▶ [Do this]:
Reproduce the full listing below unchanged, apart from the pictures.

▶ [Stored data]:
== == ==

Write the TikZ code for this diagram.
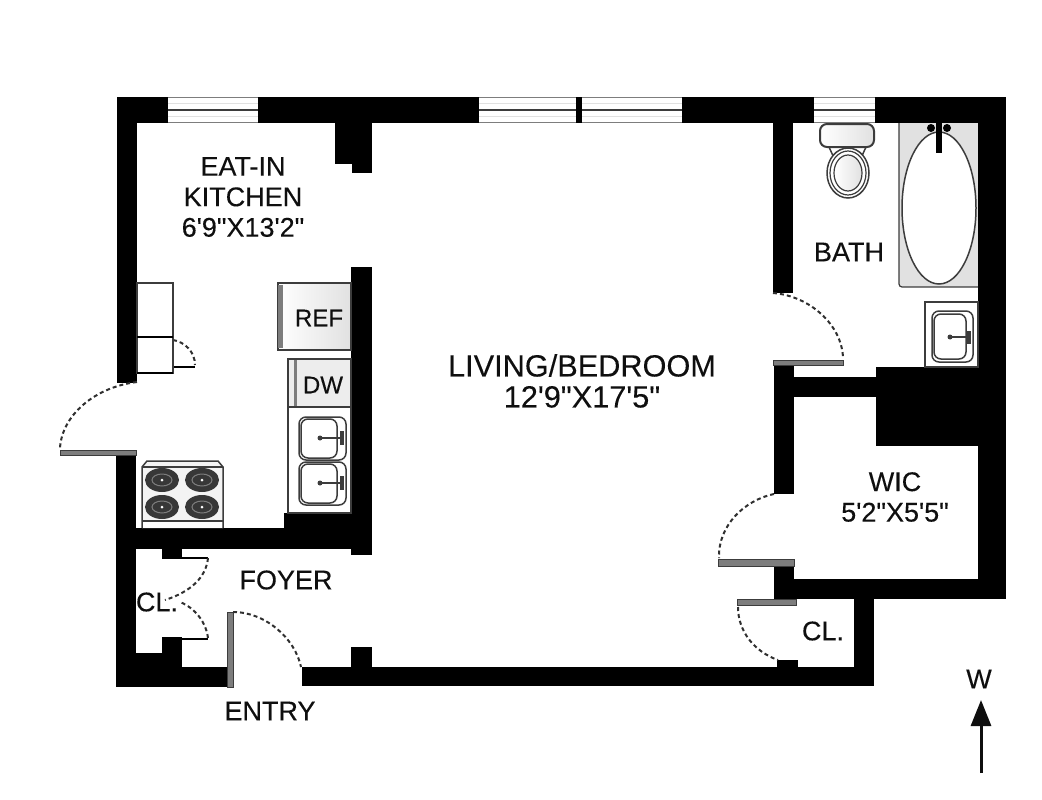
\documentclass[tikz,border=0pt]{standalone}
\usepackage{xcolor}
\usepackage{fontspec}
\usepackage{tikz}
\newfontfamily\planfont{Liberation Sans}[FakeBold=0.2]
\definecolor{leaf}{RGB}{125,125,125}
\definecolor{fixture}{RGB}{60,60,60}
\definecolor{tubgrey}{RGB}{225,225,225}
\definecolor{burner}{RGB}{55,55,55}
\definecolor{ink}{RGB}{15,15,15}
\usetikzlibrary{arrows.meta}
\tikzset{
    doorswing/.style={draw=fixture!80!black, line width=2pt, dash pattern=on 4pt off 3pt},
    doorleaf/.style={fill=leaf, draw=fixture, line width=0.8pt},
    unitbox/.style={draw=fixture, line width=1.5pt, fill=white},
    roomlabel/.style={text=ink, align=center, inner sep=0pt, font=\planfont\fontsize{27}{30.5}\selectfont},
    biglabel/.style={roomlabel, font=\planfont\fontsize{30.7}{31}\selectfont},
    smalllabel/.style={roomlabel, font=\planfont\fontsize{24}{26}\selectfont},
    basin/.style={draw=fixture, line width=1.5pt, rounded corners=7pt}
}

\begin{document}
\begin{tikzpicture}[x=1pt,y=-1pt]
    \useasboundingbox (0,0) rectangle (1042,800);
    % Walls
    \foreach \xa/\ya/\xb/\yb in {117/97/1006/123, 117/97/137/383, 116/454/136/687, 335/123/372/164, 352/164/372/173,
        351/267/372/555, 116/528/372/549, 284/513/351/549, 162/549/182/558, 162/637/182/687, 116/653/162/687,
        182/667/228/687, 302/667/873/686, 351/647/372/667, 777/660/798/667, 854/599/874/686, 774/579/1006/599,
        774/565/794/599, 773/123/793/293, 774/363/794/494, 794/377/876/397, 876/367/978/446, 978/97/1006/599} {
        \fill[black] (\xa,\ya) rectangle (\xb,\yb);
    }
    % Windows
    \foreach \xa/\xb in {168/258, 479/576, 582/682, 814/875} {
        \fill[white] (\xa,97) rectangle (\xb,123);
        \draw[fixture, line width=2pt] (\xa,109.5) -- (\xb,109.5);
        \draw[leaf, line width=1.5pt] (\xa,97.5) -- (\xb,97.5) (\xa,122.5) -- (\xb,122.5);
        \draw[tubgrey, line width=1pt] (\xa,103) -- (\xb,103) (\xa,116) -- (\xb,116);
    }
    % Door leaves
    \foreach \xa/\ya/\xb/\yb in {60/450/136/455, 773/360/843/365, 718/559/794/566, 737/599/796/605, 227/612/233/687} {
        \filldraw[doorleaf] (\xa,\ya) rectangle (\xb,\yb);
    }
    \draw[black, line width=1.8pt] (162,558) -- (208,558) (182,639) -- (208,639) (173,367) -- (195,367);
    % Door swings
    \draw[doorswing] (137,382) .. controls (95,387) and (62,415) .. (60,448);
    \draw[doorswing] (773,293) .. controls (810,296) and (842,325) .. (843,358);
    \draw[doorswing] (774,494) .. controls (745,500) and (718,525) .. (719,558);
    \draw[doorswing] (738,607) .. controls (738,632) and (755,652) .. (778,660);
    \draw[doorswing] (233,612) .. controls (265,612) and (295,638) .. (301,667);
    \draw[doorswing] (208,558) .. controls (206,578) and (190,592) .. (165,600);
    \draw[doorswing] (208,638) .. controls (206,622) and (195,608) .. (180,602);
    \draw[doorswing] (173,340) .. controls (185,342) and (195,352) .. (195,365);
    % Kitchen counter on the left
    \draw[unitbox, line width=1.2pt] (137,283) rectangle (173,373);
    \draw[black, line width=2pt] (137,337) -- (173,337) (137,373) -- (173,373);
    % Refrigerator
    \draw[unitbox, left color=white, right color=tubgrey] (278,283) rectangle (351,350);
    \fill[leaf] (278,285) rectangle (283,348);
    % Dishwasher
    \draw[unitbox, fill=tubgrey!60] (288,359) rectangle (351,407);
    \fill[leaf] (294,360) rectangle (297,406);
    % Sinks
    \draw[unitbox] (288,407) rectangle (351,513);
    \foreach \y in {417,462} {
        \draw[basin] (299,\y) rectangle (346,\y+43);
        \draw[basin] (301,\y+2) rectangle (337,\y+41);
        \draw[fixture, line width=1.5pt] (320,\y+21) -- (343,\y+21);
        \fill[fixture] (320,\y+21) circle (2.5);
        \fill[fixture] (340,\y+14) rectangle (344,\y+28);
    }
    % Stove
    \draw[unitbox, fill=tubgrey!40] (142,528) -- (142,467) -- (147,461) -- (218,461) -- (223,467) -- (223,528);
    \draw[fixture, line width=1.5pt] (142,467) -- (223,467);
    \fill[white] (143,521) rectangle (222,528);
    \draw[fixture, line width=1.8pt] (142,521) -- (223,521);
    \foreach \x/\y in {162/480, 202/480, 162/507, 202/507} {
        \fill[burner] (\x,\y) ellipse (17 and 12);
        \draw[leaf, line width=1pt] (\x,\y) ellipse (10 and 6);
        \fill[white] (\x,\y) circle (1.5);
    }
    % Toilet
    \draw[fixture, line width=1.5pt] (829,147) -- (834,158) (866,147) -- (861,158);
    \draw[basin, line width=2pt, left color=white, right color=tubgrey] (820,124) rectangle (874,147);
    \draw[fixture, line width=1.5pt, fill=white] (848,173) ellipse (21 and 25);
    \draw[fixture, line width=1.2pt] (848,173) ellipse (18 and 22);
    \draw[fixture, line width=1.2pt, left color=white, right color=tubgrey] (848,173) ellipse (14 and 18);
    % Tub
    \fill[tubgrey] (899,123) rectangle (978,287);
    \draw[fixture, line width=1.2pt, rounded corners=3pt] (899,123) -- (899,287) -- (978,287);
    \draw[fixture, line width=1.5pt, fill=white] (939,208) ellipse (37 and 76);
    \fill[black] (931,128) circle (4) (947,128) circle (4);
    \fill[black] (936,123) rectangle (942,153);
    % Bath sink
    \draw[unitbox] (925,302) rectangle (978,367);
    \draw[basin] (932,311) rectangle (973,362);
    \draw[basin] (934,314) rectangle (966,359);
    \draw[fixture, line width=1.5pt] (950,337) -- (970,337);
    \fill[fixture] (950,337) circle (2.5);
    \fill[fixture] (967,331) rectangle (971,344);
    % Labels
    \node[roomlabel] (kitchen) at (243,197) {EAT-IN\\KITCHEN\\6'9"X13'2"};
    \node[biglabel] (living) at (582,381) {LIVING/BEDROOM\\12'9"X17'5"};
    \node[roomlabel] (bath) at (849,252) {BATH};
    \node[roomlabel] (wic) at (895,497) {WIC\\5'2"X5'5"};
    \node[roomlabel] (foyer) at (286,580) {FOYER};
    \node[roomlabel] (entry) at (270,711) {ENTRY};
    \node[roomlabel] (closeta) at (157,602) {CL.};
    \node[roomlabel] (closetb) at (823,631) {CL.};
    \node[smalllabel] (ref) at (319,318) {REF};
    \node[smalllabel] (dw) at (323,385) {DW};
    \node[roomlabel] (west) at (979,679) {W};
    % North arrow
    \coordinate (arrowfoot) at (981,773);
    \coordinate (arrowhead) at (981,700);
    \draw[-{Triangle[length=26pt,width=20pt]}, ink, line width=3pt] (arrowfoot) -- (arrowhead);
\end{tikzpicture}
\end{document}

== == ==

▶ [Output for this task]:
Write the TikZ code for this diagram.
\documentclass[tikz,border=0pt]{standalone}
\usepackage{xcolor}
\usepackage{fontspec}
\usepackage{tikz}
\newfontfamily\planfont{Liberation Sans}[FakeBold=0.2]
\definecolor{leaf}{RGB}{125,125,125}
\definecolor{fixture}{RGB}{60,60,60}
\definecolor{tubgrey}{RGB}{225,225,225}
\definecolor{burner}{RGB}{55,55,55}
\definecolor{ink}{RGB}{15,15,15}
\usetikzlibrary{arrows.meta}
\tikzset{
    doorswing/.style={draw=fixture!80!black, line width=2pt, dash pattern=on 4pt off 3pt},
    doorleaf/.style={fill=leaf, draw=fixture, line width=0.8pt},
    unitbox/.style={draw=fixture, line width=1.5pt, fill=white},
    roomlabel/.style={text=ink, align=center, inner sep=0pt, font=\planfont\fontsize{27}{30.5}\selectfont},
    biglabel/.style={roomlabel, font=\planfont\fontsize{30.7}{31}\selectfont},
    smalllabel/.style={roomlabel, font=\planfont\fontsize{24}{26}\selectfont},
    basin/.style={draw=fixture, line width=1.5pt, rounded corners=7pt}
}

\begin{document}
\begin{tikzpicture}[x=1pt,y=-1pt]
    \useasboundingbox (0,0) rectangle (1042,800);
    % Walls
    \foreach \xa/\ya/\xb/\yb in {117/97/1006/123, 117/97/137/383, 116/454/136/687, 335/123/372/164, 352/164/372/173,
        351/267/372/555, 116/528/372/549, 284/513/351/549, 162/549/182/558, 162/637/182/687, 116/653/162/687,
        182/667/228/687, 302/667/873/686, 351/647/372/667, 777/660/798/667, 854/599/874/686, 774/579/1006/599,
        774/565/794/599, 773/123/793/293, 774/363/794/494, 794/377/876/397, 876/367/978/446, 978/97/1006/599} {
        \fill[black] (\xa,\ya) rectangle (\xb,\yb);
    }
    % Windows
    \foreach \xa/\xb in {168/258, 479/576, 582/682, 814/875} {
        \fill[white] (\xa,97) rectangle (\xb,123);
        \draw[fixture, line width=2pt] (\xa,109.5) -- (\xb,109.5);
        \draw[leaf, line width=1.5pt] (\xa,97.5) -- (\xb,97.5) (\xa,122.5) -- (\xb,122.5);
        \draw[tubgrey, line width=1pt] (\xa,103) -- (\xb,103) (\xa,116) -- (\xb,116);
    }
    % Door leaves
    \foreach \xa/\ya/\xb/\yb in {60/450/136/455, 773/360/843/365, 718/559/794/566, 737/599/796/605, 227/612/233/687} {
        \filldraw[doorleaf] (\xa,\ya) rectangle (\xb,\yb);
    }
    \draw[black, line width=1.8pt] (162,558) -- (208,558) (182,639) -- (208,639) (173,367) -- (195,367);
    % Door swings
    \draw[doorswing] (137,382) .. controls (95,387) and (62,415) .. (60,448);
    \draw[doorswing] (773,293) .. controls (810,296) and (842,325) .. (843,358);
    \draw[doorswing] (774,494) .. controls (745,500) and (718,525) .. (719,558);
    \draw[doorswing] (738,607) .. controls (738,632) and (755,652) .. (778,660);
    \draw[doorswing] (233,612) .. controls (265,612) and (295,638) .. (301,667);
    \draw[doorswing] (208,558) .. controls (206,578) and (190,592) .. (165,600);
    \draw[doorswing] (208,638) .. controls (206,622) and (195,608) .. (180,602);
    \draw[doorswing] (173,340) .. controls (185,342) and (195,352) .. (195,365);
    % Kitchen counter on the left
    \draw[unitbox, line width=1.2pt] (137,283) rectangle (173,373);
    \draw[black, line width=2pt] (137,337) -- (173,337) (137,373) -- (173,373);
    % Refrigerator
    \draw[unitbox, left color=white, right color=tubgrey] (278,283) rectangle (351,350);
    \fill[leaf] (278,285) rectangle (283,348);
    % Dishwasher
    \draw[unitbox, fill=tubgrey!60] (288,359) rectangle (351,407);
    \fill[leaf] (294,360) rectangle (297,406);
    % Sinks
    \draw[unitbox] (288,407) rectangle (351,513);
    \foreach \y in {417,462} {
        \draw[basin] (299,\y) rectangle (346,\y+43);
        \draw[basin] (301,\y+2) rectangle (337,\y+41);
        \draw[fixture, line width=1.5pt] (320,\y+21) -- (343,\y+21);
        \fill[fixture] (320,\y+21) circle (2.5);
        \fill[fixture] (340,\y+14) rectangle (344,\y+28);
    }
    % Stove
    \draw[unitbox, fill=tubgrey!40] (142,528) -- (142,467) -- (147,461) -- (218,461) -- (223,467) -- (223,528);
    \draw[fixture, line width=1.5pt] (142,467) -- (223,467);
    \fill[white] (143,521) rectangle (222,528);
    \draw[fixture, line width=1.8pt] (142,521) -- (223,521);
    \foreach \x/\y in {162/480, 202/480, 162/507, 202/507} {
        \fill[burner] (\x,\y) ellipse (17 and 12);
        \draw[leaf, line width=1pt] (\x,\y) ellipse (10 and 6);
        \fill[white] (\x,\y) circle (1.5);
    }
    % Toilet
    \draw[fixture, line width=1.5pt] (829,147) -- (834,158) (866,147) -- (861,158);
    \draw[basin, line width=2pt, left color=white, right color=tubgrey] (820,124) rectangle (874,147);
    \draw[fixture, line width=1.5pt, fill=white] (848,173) ellipse (21 and 25);
    \draw[fixture, line width=1.2pt] (848,173) ellipse (18 and 22);
    \draw[fixture, line width=1.2pt, left color=white, right color=tubgrey] (848,173) ellipse (14 and 18);
    % Tub
    \fill[tubgrey] (899,123) rectangle (978,287);
    \draw[fixture, line width=1.2pt, rounded corners=3pt] (899,123) -- (899,287) -- (978,287);
    \draw[fixture, line width=1.5pt, fill=white] (939,208) ellipse (37 and 76);
    \fill[black] (931,128) circle (4) (947,128) circle (4);
    \fill[black] (936,123) rectangle (942,153);
    % Bath sink
    \draw[unitbox] (925,302) rectangle (978,367);
    \draw[basin] (932,311) rectangle (973,362);
    \draw[basin] (934,314) rectangle (966,359);
    \draw[fixture, line width=1.5pt] (950,337) -- (970,337);
    \fill[fixture] (950,337) circle (2.5);
    \fill[fixture] (967,331) rectangle (971,344);
    % Labels
    \node[roomlabel] (kitchen) at (243,197) {EAT-IN\\KITCHEN\\6'9"X13'2"};
    \node[biglabel] (living) at (582,381) {LIVING/BEDROOM\\12'9"X17'5"};
    \node[roomlabel] (bath) at (849,252) {BATH};
    \node[roomlabel] (wic) at (895,497) {WIC\\5'2"X5'5"};
    \node[roomlabel] (foyer) at (286,580) {FOYER};
    \node[roomlabel] (entry) at (270,711) {ENTRY};
    \node[roomlabel] (closeta) at (157,602) {CL.};
    \node[roomlabel] (closetb) at (823,631) {CL.};
    \node[smalllabel] (ref) at (319,318) {REF};
    \node[smalllabel] (dw) at (323,385) {DW};
    \node[roomlabel] (west) at (979,679) {W};
    % North arrow
    \coordinate (arrowfoot) at (981,773);
    \coordinate (arrowhead) at (981,700);
    \draw[-{Triangle[length=26pt,width=20pt]}, ink, line width=3pt] (arrowfoot) -- (arrowhead);
\end{tikzpicture}
\end{document}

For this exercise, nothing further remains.